Required work: Without the images, print all the entries below exactly as given.
[START Stored records]
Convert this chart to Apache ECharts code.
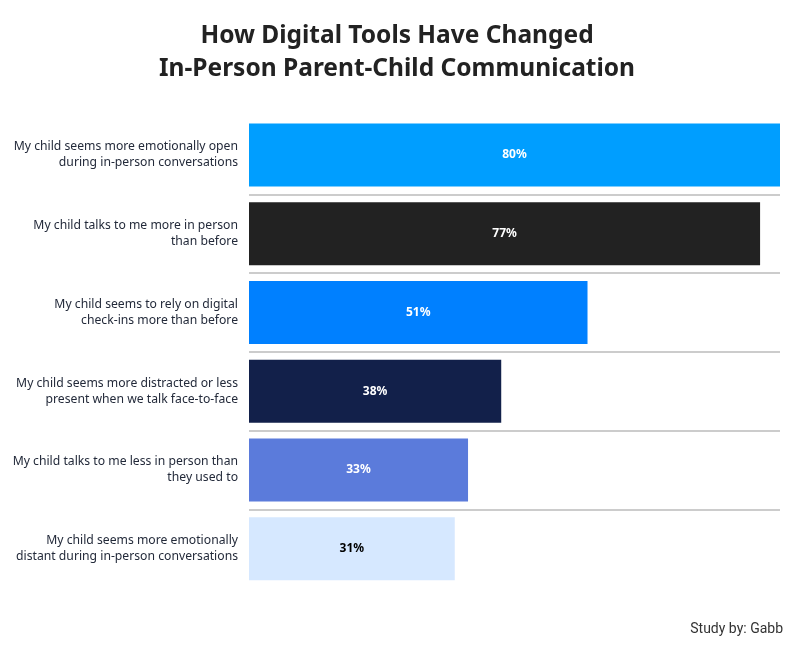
<!DOCTYPE html>
<html>
<head>
<meta charset="utf-8">
<script src="https://cdn.jsdelivr.net/npm/echarts@6/dist/echarts.min.js"></script>
<style>html,body{margin:0;padding:0;background:#fff}#c{width:794px;height:649px}</style>
</head>
<body>
<div id="c"></div>
<script>
const categories = [
  "My child seems more emotionally open\nduring in-person conversations",
  "My child talks to me more in person\nthan before",
  "My child seems to rely on digital\ncheck-ins more than before",
  "My child seems more distracted or less\npresent when we talk face-to-face",
  "My child talks to me less in person than\nthey used to",
  "My child seems more emotionally\ndistant during in-person conversations"
];
const values = [80, 77, 51, 38, 33, 31];
const barColors = ["#009EFF", "#222222", "#0080FF", "#12204A", "#5B7BDB", "#D6E8FF"];
const labelColors = ["#ffffff", "#ffffff", "#ffffff", "#ffffff", "#ffffff", "#000000"];

const chart = echarts.init(document.getElementById('c'), null, {renderer: 'canvas'});
chart.setOption({
  backgroundColor: '#ffffff',
  title: {
    text: 'How Digital Tools Have Changed\nIn-Person Parent-Child Communication',
    left: 'center',
    top: 15,
    textStyle: {
      fontFamily: 'Noto Sans',
      fontWeight: 'bold',
      fontSize: 24.5,
      lineHeight: 33,
      color: '#222222'
    }
  },
  graphic: [{
    type: 'text',
    right: 11,
    top: 622,
    style: {
      text: 'Study by: Gabb',
      font: '14px Roboto',
      fill: '#333333'
    }
  }],
  grid: {left: 249, right: 14, top: 115.6, bottom: 61, containLabel: false},
  xAxis: {
    type: 'value',
    min: 0,
    max: 80,
    show: false
  },
  yAxis: {
    type: 'category',
    inverse: true,
    data: categories,
    axisLine: {show: false},
    axisTick: {show: false},
    axisLabel: {
      margin: 11,
      fontFamily: 'Noto Sans',
      fontSize: 12.2,
      lineHeight: 16,
      color: '#232a3a',
      align: 'right'
    },
    splitLine: {
      show: true,
      showMinLine: false,
      showMaxLine: false,
      lineStyle: {color: '#cccccc', width: 2}
    }
  },
  series: [{
    type: 'bar',
    barCategoryGap: '20%',
    data: values.map((v, i) => ({
      value: v,
      itemStyle: {color: barColors[i]},
      label: {color: labelColors[i]}
    })),
    label: {
      show: true,
      position: 'inside',
      formatter: '{c}%',
      fontFamily: 'Noto Sans',
      fontWeight: 'bold',
      fontSize: 12
    },
    silent: true,
    animation: false
  }],
  animation: false
});
</script>
</body>
</html>
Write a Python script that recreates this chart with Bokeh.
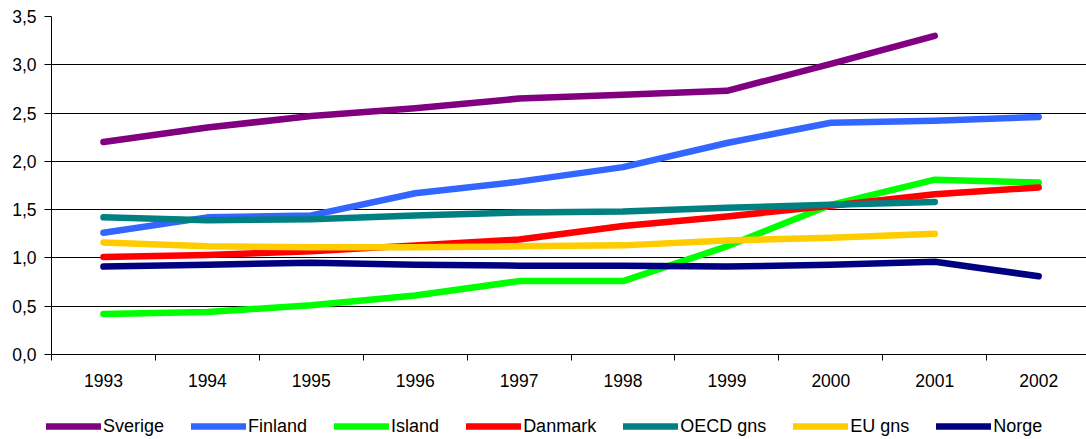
[END Stored records]
Result of this exercise:
Convert this chart to Apache ECharts code.
<!DOCTYPE html>
<html>
<head>
<meta charset="utf-8">
<script src="https://cdn.jsdelivr.net/npm/echarts@6/dist/echarts.min.js"></script>
<style>html,body{margin:0;padding:0;background:#fff}#c{width:794px;height:649px}</style>
</head>
<body>
<div id="c"></div>
<script>
const categories = [
  "My child seems more emotionally open\nduring in-person conversations",
  "My child talks to me more in person\nthan before",
  "My child seems to rely on digital\ncheck-ins more than before",
  "My child seems more distracted or less\npresent when we talk face-to-face",
  "My child talks to me less in person than\nthey used to",
  "My child seems more emotionally\ndistant during in-person conversations"
];
const values = [80, 77, 51, 38, 33, 31];
const barColors = ["#009EFF", "#222222", "#0080FF", "#12204A", "#5B7BDB", "#D6E8FF"];
const labelColors = ["#ffffff", "#ffffff", "#ffffff", "#ffffff", "#ffffff", "#000000"];

const chart = echarts.init(document.getElementById('c'), null, {renderer: 'canvas'});
chart.setOption({
  backgroundColor: '#ffffff',
  title: {
    text: 'How Digital Tools Have Changed\nIn-Person Parent-Child Communication',
    left: 'center',
    top: 15,
    textStyle: {
      fontFamily: 'Noto Sans',
      fontWeight: 'bold',
      fontSize: 24.5,
      lineHeight: 33,
      color: '#222222'
    }
  },
  graphic: [{
    type: 'text',
    right: 11,
    top: 622,
    style: {
      text: 'Study by: Gabb',
      font: '14px Roboto',
      fill: '#333333'
    }
  }],
  grid: {left: 249, right: 14, top: 115.6, bottom: 61, containLabel: false},
  xAxis: {
    type: 'value',
    min: 0,
    max: 80,
    show: false
  },
  yAxis: {
    type: 'category',
    inverse: true,
    data: categories,
    axisLine: {show: false},
    axisTick: {show: false},
    axisLabel: {
      margin: 11,
      fontFamily: 'Noto Sans',
      fontSize: 12.2,
      lineHeight: 16,
      color: '#232a3a',
      align: 'right'
    },
    splitLine: {
      show: true,
      showMinLine: false,
      showMaxLine: false,
      lineStyle: {color: '#cccccc', width: 2}
    }
  },
  series: [{
    type: 'bar',
    barCategoryGap: '20%',
    data: values.map((v, i) => ({
      value: v,
      itemStyle: {color: barColors[i]},
      label: {color: labelColors[i]}
    })),
    label: {
      show: true,
      position: 'inside',
      formatter: '{c}%',
      fontFamily: 'Noto Sans',
      fontWeight: 'bold',
      fontSize: 12
    },
    silent: true,
    animation: false
  }],
  animation: false
});
</script>
</body>
</html>
Write a Python script that recreates this chart with Bokeh.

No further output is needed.